Sorrow, as most of you have probably experienced, is a very efficient coping mechanism for many obstacles life may pose as you try to go through a normal routine. Perhaps things have not been going the way you had wished or intended, or you feel some sort of disappointment in someone else, or are experiencing someone else’s disappointment in yourself.
Perhaps you have been struggling on a day to day basis with a loss, or a disability or condition that may impact your quality of life as you see it.
Sorrow, additionally, is a way to describe your state of mind. If I were close friend greeting you on the street and asking you how things were going, if you were grieving or feeling sorrowful you might say something like, “oh, I’ve been feeling sad lately Randy, I can’t seem to get out of this funk”.
If sorrow is a coping mechanism, then perhaps patience is a coping mechanism for the actual coping mechanism! (Last time I’ll use the phrase, I promise)
Try to imagine the same situation.
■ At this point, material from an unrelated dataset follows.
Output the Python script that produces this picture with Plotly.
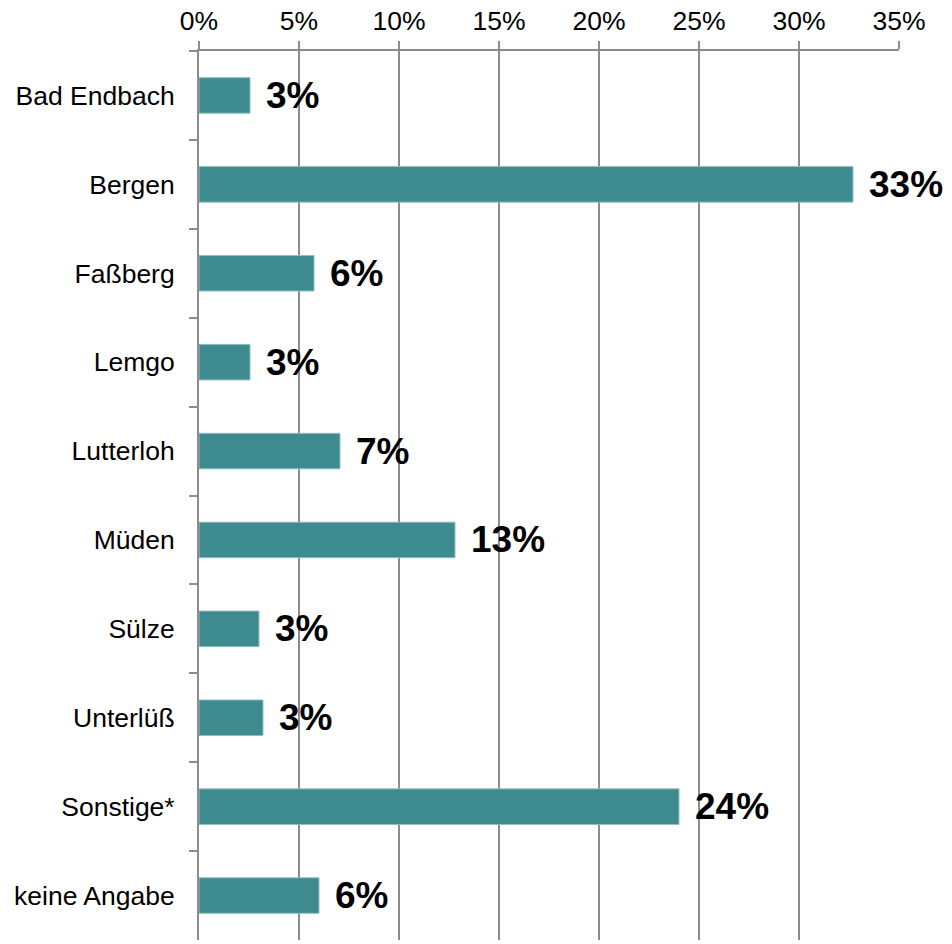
import plotly.graph_objects as go

categories = ["Bad Endbach", "Bergen", "Faßberg", "Lemgo", "Lutterloh",
              "Müden", "Sülze", "Unterlüß", "Sonstige*", "keine Angabe"]
values = [2.55, 32.7, 5.75, 2.55, 7.05, 12.8, 3.0, 3.2, 24.0, 6.0]
labels = ["3%", "33%", "6%", "3%", "7%", "13%", "3%", "3%", "24%", "6%"]
x_ticks = [0, 5, 10, 15, 20, 25, 30, 35]

FONT = "Liberation Sans, Arial, sans-serif"
GRAY = "#8c8c8c"

fig = go.Figure()
fig.add_trace(go.Bar(
    x=values, y=categories, orientation="h", width=0.4,
    marker=dict(color="#3e8b8f", line=dict(color="#8fc0c2", width=1)),
    hoverinfo="skip",
))

for v, c, t in zip(values, categories, labels):
    fig.add_annotation(x=v, y=c, text=f"<b>{t}</b>", showarrow=False, xanchor="left",
                       yanchor="middle", xshift=14,
                       font=dict(family=FONT, size=37, color="black"))

fig.update_layout(
    width=952, height=944,
    margin=dict(l=191, r=61, t=43, b=12, autoexpand=False),
    paper_bgcolor="white", plot_bgcolor="white",
    showlegend=False,
    font=dict(family=FONT, color="black"),
    xaxis=dict(side="top", range=[0, 35], tickvals=x_ticks,
               ticktext=[f"{t}%" for t in x_ticks],
               showgrid=True, gridcolor=GRAY, gridwidth=2,
               showline=True, linecolor=GRAY, linewidth=2,
               ticks="outside", ticklen=8, tickcolor=GRAY, tickwidth=2,
               tickfont=dict(size=26.5, family=FONT, color="black"),
               zeroline=False, fixedrange=True),
    yaxis=dict(autorange="reversed", tickson="boundaries",
               showline=True, linecolor=GRAY, linewidth=2,
               ticks="outside", ticklen=8, tickcolor=GRAY, tickwidth=2,
               tickfont=dict(size=26.5, family=FONT, color="black"),
               showgrid=False, zeroline=False, ticklabelstandoff=17),
)

fig.write_html("out.html")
You are sad, and I happen to ask you how you are feeling.
“Hey, how have things been going lately?”
“Oh, I’ve been feeling sad lately Randy, but I’m sure that things will be looking up soon if I wait for them.”
Behaviors that come with sorrow may include things like guiltiness or insecurities about things that were previously unimportant to that person. While patience might not necessarily eliminate our sadness, I wonder if it truly has the potential to not only alleviate it, but make for a stronger sense of self during that time.
It is possible that patience changes sorrow in a sense, in addition to addressing the causes of sorrow that sorrow itself could not actually deal with.
Changing the focus of whatever the issue might be may form an entirely different concept of sorrow to begin with. I’m suggesting something where sorrow ceases to be an emotionally taxing experience, and becomes something of a searching and strengthening period through patience.
Of course, I don’t mean to suggest that people should completely eliminate their capabilities to feel sadness, but rather use this example as a solution in difficult situations.
The power of patience to serve as a healing tool I believe comes from its ability to smooth out the wrinkles from overly complex situations that might not even make themselves clear. Time is always said to heal most wounds.
Allowing yourself the time to separate from the irrationality of a difficult situation may give the time necessary to piece it together and form logical conclusions.
Hopefully, after forming these conclusions, the actual reality, as far as you can determine, can then be accepted and dealt with through sorrow. It might, as the fortune suggested, only make the burden lighter, however every little bit will always help whenever you might be in need.